There are many Forex traders and thus there are many things that they feel are important to do to manage their money. We have found that the trend is the most important requirement to make money using technical analysis. The tools used to measure the trend are not perfect, yet very helpful...so a trader will need to be aware of the risk in trading and protect themselves against sudden turns in the market.
When a trader decides to enter a trade he must also decide when he is going to exit the trade. The trader needs to decide when to exit the trade if it is positive and if the trade turns negative. Making the decision at which price to set your stop loss before entering a trade is a way of protecting against large losses. If the stop loss is going to be far enough away from the entry price to make the trader feel uncomfortable then there are two things that can be done:
1. Trade with a smaller lot size.
2. Do not take the trade at all. It is best to be in control of your emotions and your investment capital before you enter a trade.

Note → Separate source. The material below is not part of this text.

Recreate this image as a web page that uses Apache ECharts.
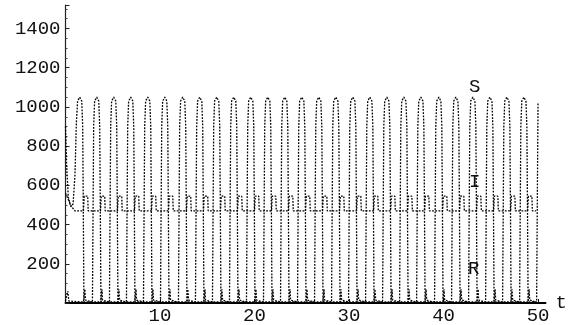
<!DOCTYPE html>
<html>
<head>
<meta charset="utf-8">
<script src="https://cdn.jsdelivr.net/npm/echarts@6/dist/echarts.min.js"></script>
<style>
  html, body { margin: 0; padding: 0; background: #fff; }
  #chart { width: 571px; height: 325px; }
</style>
</head>
<body>
<div id="chart"></div>
<script>
// times of the S peaks
const peakTimes = [1.5, 3.3, 5.1, 6.9, 8.7, 10.5, 12.4, 14.2, 16.0, 17.8, 19.6, 21.4, 23.2,
  25.0, 26.8, 28.6, 30.4, 32.2, 34.0, 35.8, 37.6, 39.5, 41.3, 43.1, 44.9, 46.7, 48.5, 50.3];

// one cycle of each curve: [offset from peak, value]
const sCycle = [[-0.45, 5], [-0.38, 500], [-0.32, 900], [-0.22, 1030], [0, 1050],
  [0.22, 1030], [0.32, 900], [0.38, 500], [0.45, 5]];
const iCycle = [[0.4, 470], [0.48, 545], [0.85, 545], [0.9, 470], [1.3, 470]];
const rCycle = [[0.45, 5], [0.55, 70], [0.62, 15], [0.75, 5], [1.3, 5]];

// opening part before the first peak
const sStart = [[0, 900], [0.12, 700], [0.3, 540], [0.55, 490], [0.8, 505], [1.0, 650], [1.15, 920], [1.28, 1030]];
const iStart = [[0, 560], [0.6, 495], [1.0, 470], [1.9, 470]];
const rStart = [[0, 10], [0.25, 60], [0.35, 10], [1.9, 5]];

const yTicks = [200, 400, 600, 800, 1000, 1200, 1400];
const xTicks = [10, 20, 30, 40, 50];
const tEnd = 50;

function build(start, cycle) {
  const out = start.slice();
  peakTimes.forEach(function (tp) {
    cycle.forEach(function (p) {
      const t = +(tp + p[0]).toFixed(3);
      if (t > out[out.length - 1][0] && t <= tEnd) out.push([t, p[1]]);
    });
  });
  return out;
}

const sData = build(sStart, sCycle);
sData.push([tEnd, 1020]);
const iData = build(iStart, iCycle);
const rData = build(rStart, rCycle);

const chart = echarts.init(document.getElementById('chart'));
const font = 'Liberation Mono, DejaVu Sans Mono, monospace';
const lineStyle = { color: '#000', width: 1.3, type: [1.8, 1.4] };

chart.setOption({
  animation: false,
  backgroundColor: '#fff',
  grid: { left: 65.5, right: 25.4, top: 5, bottom: 21 },
  xAxis: {
    type: 'value', min: 0, max: 50.8, interval: 10,
    name: 't', nameLocation: 'end', nameGap: 10,
    nameTextStyle: { fontFamily: font, fontSize: 19, color: '#111', verticalAlign: 'middle', padding: [6, 0, 0, 0] },
    axisLine: { lineStyle: { color: '#000', width: 1.8 } },
    axisTick: { inside: true, length: 4, lineStyle: { color: '#111' } },
    splitLine: { show: false },
    axisLabel: {
      fontFamily: font, fontSize: 19, color: '#111', margin: 3, showMaxLabel: false,
      formatter: function (v) { return xTicks.indexOf(v) >= 0 ? String(v) : ''; }
    }
  },
  yAxis: {
    type: 'value', min: 0, max: 1520, interval: 200,
    axisLine: { show: true, lineStyle: { color: '#222', width: 1.2 } },
    axisTick: { show: true, inside: true, length: 4, lineStyle: { color: '#222' } },
    minorTick: { show: true, splitNumber: 4, length: 2, lineStyle: { color: '#444' } },
    splitLine: { show: false },
    axisLabel: {
      fontFamily: font, fontSize: 19, color: '#111', margin: 5, showMaxLabel: false,
      formatter: function (v) { return yTicks.indexOf(v) >= 0 ? String(v) : ''; }
    }
  },
  series: [
    { name: 'S', type: 'line', data: sData, showSymbol: false, lineStyle: lineStyle, z: 3 },
    { name: 'I', type: 'line', data: iData, showSymbol: false, lineStyle: lineStyle, z: 2 },
    { name: 'R', type: 'line', data: rData, showSymbol: false, lineStyle: lineStyle, z: 2 }
  ],
  graphic: [
    { type: 'text', left: 469, top: 77, style: { text: 'S', font: '19px ' + font, fill: '#111' } },
    { type: 'text', left: 469, top: 172, style: { text: 'I', font: '19px ' + font, fill: '#111' } },
    { type: 'text', left: 468, top: 259, style: { text: 'R', font: '19px ' + font, fill: '#111' } }
  ]
});
</script>
</body>
</html>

One of the greatest advantages when entering a trade is that an exit point can be established at a point that if reached the trader knows that something is wrong, either with his research or the market behavior.  This is one way that the risk or loss can be determined right in the beginning of the trade.  Because the risk can be determined, money management principles can be applied that will lower the chance of loss. By trading in the direction of the four hour trend you will also lower the risk in trading. Being patient and waiting for the market to give an entrance signal is another way of limiting risk and managing your account balance.
Follow the trend and see how much easier and less stressful your trading will become.